Mom in particular lived out a beautiful sacrificial love for Dad, tenderly caring for him for the rest of his life. And Dad loved her for it. Few had the privilege to see what a wonder this was. I was privileged beyond measure.
I Remember
Life is hard. Brains can be just as defective as hearts, hands, legs, and livers. Dad, like many fathers, suffered in ways beyond his illness. He suffered the indignity of losing the capacity to be the kind of husband, father, and grandfather he wanted to be.
But his formative impact on me by no means ended when the worst of his affliction struck. His example of perseverance, faithfulness, and love are just a few of the ways he continued to shape my character and prepare me to face my own bewildering afflictions.
Though the days of childhood have now long since passed by,
I still see you clearly in my memory’s eye,
And I remember, Dad,
I remember . . .
The constant love I felt from you,
The disciplining grace,
The ear I told my dreaming to,
The pleasant, patient face,
The faith that did not die despite the dark of your disgrace:
You shaped my young world.
In June 2010, one last disease brought Dad’s earthly sojourn to an end. Now he knows fully what he knew only in part (1 Corinthians 13:12). Now he is whole and free to enjoy all that God prepared for him. The lyrics I’ve woven throughout are from the song I wrote and sang for his funeral.
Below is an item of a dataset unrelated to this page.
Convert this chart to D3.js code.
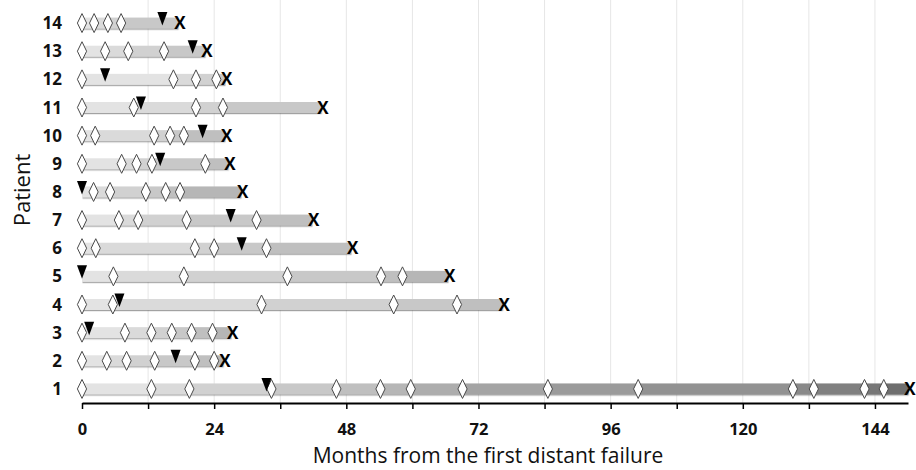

I wish I would have written and sung them to him before he died.
But I do remember. I remember how he ran over that hill to rescue his frightened, lost little boy. I remember how profoundly he filled and shaped my young world. But even more profoundly, I remember the strengths that manifested in him because of his weaknesses. His influence didn’t die when he no longer was able to be what he was when I was young. And it didn’t die when he did. I am still learning from him. My admiration and respect for him has only increased as I’ve aged.
To fathers who have suffered in ways that seem to have robbed them of being the kind of father they desperately wish they could be, and who perhaps experience Father’s Day as a painful (or shameful) reminder, I say this: Don’t underestimate the powerful influence a debilitated father can have on his children. Remember, even in the worst of times, that God’s grace will be sufficient for you — in ways you may not yet see and perhaps may not live to see. Steward your weaknesses as faithfully as you’re able. For there are dimensions of God’s power that manifest most clearly to fallen people, like me, through your weakness (2 Corinthians 12:9).